WP2 CHILDREN AND YOUNG PEOPLE IN AND ACROSS INSTITUTIONAL SPACES
Leader: Cathrine Grimsgaard; Co-leader: Anna Chalachanova
Researchers: Elisabeth Fransson, Mari Herland, Anita Gjermestad, and Siri Bakken
WP2 explores how ICCs affect children and young people’s lives. Inspired by the concept of carceral spaces,
borders and design (Moran, 2015; Moran et al. 2023; Turner, 2016), WP2 will investigate a spectrum of
institutional settings with varying degrees of confinement: child welfare facilities, respite homes and juvenile
correctional institutions. The focus is to understand ICC spaces as sites of dwelling (Heidegger, 1971). To
analye sites of dwelling WP2 will explore the inter-face between the built environment and children's/young
people's lived experiences: how the physical environment influences how bodies move, change and
experience care and control. This knowledge will inform the design of institutional environments that are
more suited to communication, relationships, milieu work and milieu therapy.

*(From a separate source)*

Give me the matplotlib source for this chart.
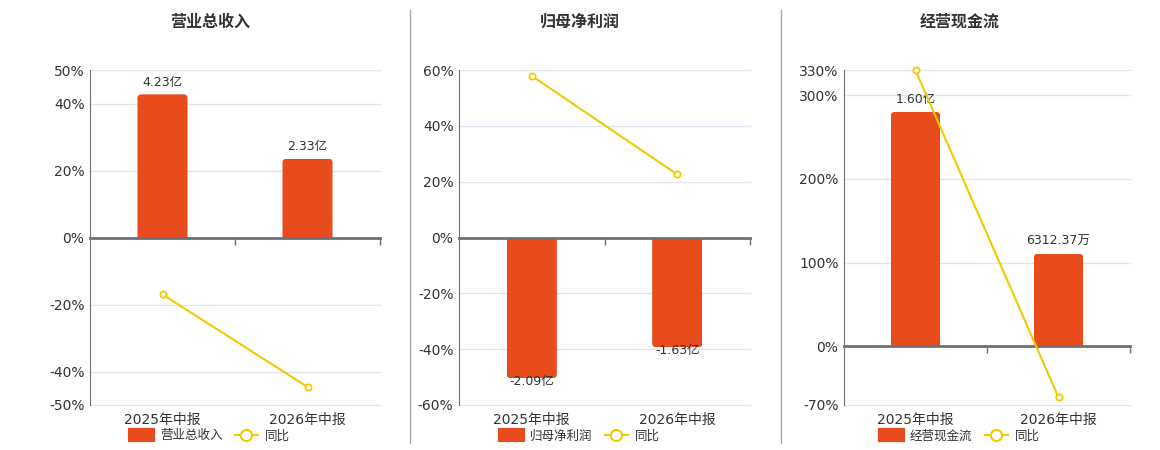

Together with children and
young people WP2 will study silence, opposition and running away as meaningful forms of agency, bringing
in material and non-human resources and considering children in context and in relationships with other
people.
Research
Methods and data resources
- Ethnographic fieldwork within and across child welfare facilities, respite homes and juvenile correctional institutions.
- Site visits in ICCs in Sweden, England and Italy.

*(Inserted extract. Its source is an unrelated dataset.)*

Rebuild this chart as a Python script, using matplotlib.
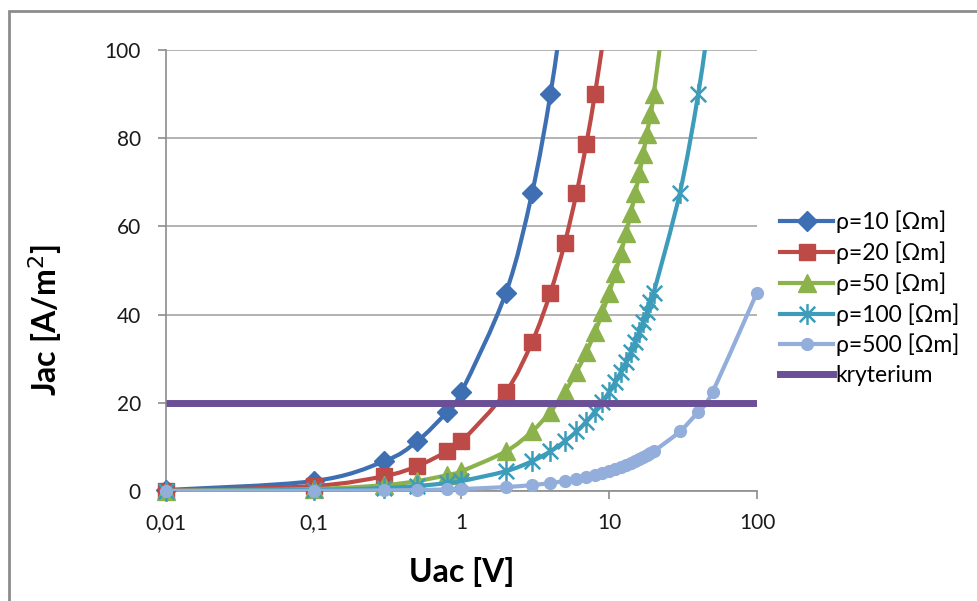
import numpy as np
import matplotlib
matplotlib.use("Agg")
import matplotlib.pyplot as plt
from matplotlib.path import Path
from matplotlib.patches import PathPatch, Rectangle
from matplotlib.lines import Line2D

plt.rcParams["font.family"] = ["Lato", "DejaVu Sans"]

# voltage points (shared by all series)
uac = [0.01, 0.1, 0.3, 0.5, 0.8, 1, 2, 3, 4, 5, 6, 7, 8, 9, 10, 11, 12, 13, 14,
       15, 16, 17, 18, 19, 20, 30, 40, 50, 100]

# current density per resistivity (values above 100 run off the top)
j_rho10 = [0.225, 2.25, 6.75, 11.25, 18, 22.5, 45, 67.5, 90, 112.5]
j_rho20 = [0.11, 1.13, 3.38, 5.63, 9, 11.25, 22.5, 33.75, 45, 56.25, 67.5, 78.75,
           90, 101.25]
j_rho50 = [0.05, 0.45, 1.35, 2.25, 3.6, 4.5, 9, 13.5, 18, 22.5, 27, 31.5, 36, 40.5,
           45, 49.5, 54, 58.5, 63, 67.5, 72, 76.5, 81, 85.5, 90, 135]
j_rho100 = [0.02, 0.23, 0.68, 1.13, 1.8, 2.25, 4.5, 6.75, 9, 11.25, 13.5, 15.75,
            18, 20.25, 22.5, 24.75, 27, 29.25, 31.5, 33.75, 36, 38.25, 40.5,
            42.75, 45, 67.5, 90, 112.5]
j_rho500 = [0.0045, 0.045, 0.135, 0.225, 0.36, 0.45, 0.9, 1.35, 1.8, 2.25, 2.7,
            3.15, 3.6, 4.05, 4.5, 4.95, 5.4, 5.85, 6.3, 6.75, 7.2, 7.65, 8.1, 8.55,
            9, 13.5, 18, 22.5, 45]

criterion_u = [0.01, 100]
criterion_j = [20, 20]

labels = ["ρ=10 [Ωm]", "ρ=20 [Ωm]", "ρ=50 [Ωm]", "ρ=100 [Ωm]", "ρ=500 [Ωm]"]
colors = ["#3E6FB2", "#BD4A47", "#8CB24C", "#3C9CBA", "#93AEDA"]
criterion_color = "#6B4F96"

star = Path([(-1, -1), (1, 1), (-1, 1), (1, -1), (0, -1.35), (0, 1.35)],
            [Path.MOVETO, Path.LINETO, Path.MOVETO, Path.LINETO, Path.MOVETO, Path.LINETO])
markers = [("D", 10), ("s", 12), ("^", 13), (star, 15), ("o", 8.5)]


def smooth_path(x, y):
    # Excel-like smoothed line: cubic Bezier through the points, built in log-x space
    lx = np.log10(np.asarray(x, float))
    ly = np.asarray(y, float)
    pts = np.column_stack([lx, ly])
    verts = [pts[0]]
    codes = [Path.MOVETO]
    n = len(pts)
    for i in range(n - 1):
        p0 = pts[i - 1] if i > 0 else pts[i]
        p1 = pts[i]
        p2 = pts[i + 1]
        p3 = pts[i + 2] if i + 2 < n else pts[i + 1]
        c1 = p1 + (p2 - p0) / 6.0
        c2 = p2 - (p3 - p1) / 6.0
        verts += [c1, c2, p2]
        codes += [Path.CURVE4] * 3
    verts = np.array(verts)
    verts[:, 0] = 10 ** verts[:, 0]
    return Path(verts, codes)


fig = plt.figure(figsize=(9.78, 6.01), dpi=100)
ax = fig.add_axes([166 / 978, 1 - 491 / 601, (757 - 166) / 978, (491 - 50) / 601])
ax.set_xscale("log")
ax.set_xlim(0.01, 100)
ax.set_ylim(0, 100)

series = [j_rho10, j_rho20, j_rho50, j_rho100, j_rho500]
handles = []
for k, (jv, col, (mk, ms), lab) in enumerate(zip(series, colors, markers, labels)):
    u = uac[:len(jv)]
    patch = PathPatch(smooth_path(u, jv), fill=False, edgecolor=col, lw=3,
                      zorder=3 + 2 * k, capstyle="round", joinstyle="round")
    ax.add_patch(patch)
    jm = np.array(jv, float)
    jm[jm > 100] = np.nan
    mew = 1.8 if mk is star else 1.0
    ax.plot(u, jm, linestyle="none", marker=mk, markersize=ms, color=col,
            markeredgecolor=col, markeredgewidth=mew, clip_on=False, zorder=4 + 2 * k)
    handles.append(Line2D([], [], color=col, lw=3, marker=mk, markersize=ms,
                          markeredgecolor=col, markeredgewidth=mew, label=lab))

ax.plot(criterion_u, criterion_j, color=criterion_color, lw=5, zorder=20,
        solid_capstyle="butt")
handles.append(Line2D([], [], color=criterion_color, lw=5, label="kryterium"))

ax.set_yticks([0, 20, 40, 60, 80, 100])
ax.set_xticks([0.01, 0.1, 1, 10, 100])
ax.set_xticklabels(["0,01", "0,1", "1", "10", "100"])
ax.xaxis.set_minor_locator(matplotlib.ticker.NullLocator())
ax.yaxis.grid(True, color="#A6A6A6", lw=1.2)
ax.set_axisbelow(True)
for s in ["top", "right"]:
    ax.spines[s].set_visible(False)
for s in ["left", "bottom"]:
    ax.spines[s].set_color("#8C8C8C")
    ax.spines[s].set_linewidth(1.2)
ax.tick_params(axis="both", direction="out", length=6, width=1.2, color="#8C8C8C",
               labelsize=15, labelcolor="#1a1a1a")
ax.tick_params(axis="y", pad=12)
ax.tick_params(axis="x", pad=10)

ax.set_xlabel("Uac [V]", fontsize=23, fontweight="bold")
ax.set_ylabel("Jac [A/m$^2$]", fontsize=23, fontweight="bold")
ax.xaxis.set_label_coords(0.5, (491 - 572) / 441)
ax.xaxis.label.set_va("center")
ax.yaxis.set_label_coords((45 - 166) / 591, (491 - 320) / 441)
ax.yaxis.label.set_va("center")

fig.legend(handles=handles, loc="center left", bbox_to_anchor=(771 / 978, 1 - 298 / 601),
           frameon=False, fontsize=16.5, handlelength=2.3, handletextpad=0.12,
           labelspacing=0.36, borderaxespad=0)

fig.patches.append(Rectangle((9 / 978, -0.2), 1.2, 1.2 - 11 / 601, transform=fig.transFigure,
                             fill=False, edgecolor="#8C8C8C", lw=2))

fig.savefig("out.png", dpi=100)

- Creative and participatory methods e.g., drawing, photos, photo-voice and digital research methods. The co-production of two photo exhibitions: (i) with children and young people living in child welfare institutions and prisons; (ii) with children and professionals from two different respite services and social education students.
- Building on knowledge from the photo exhibitions, two dialogue conferences (Gjermestad et al. 2020) will be arranged with professionals, children living in ICC institutions, students, architects and political stakeholders.
Research questions
- What specific needs are/are not addressed by ICC spaces?
- How do institutional spaces and environments affect children and young people’s experiences of dwelling, resistance and escapes from these institutions?
- How do logics of care and control play out in these contexts?
- How does children and young people’s participation in research contribute to change?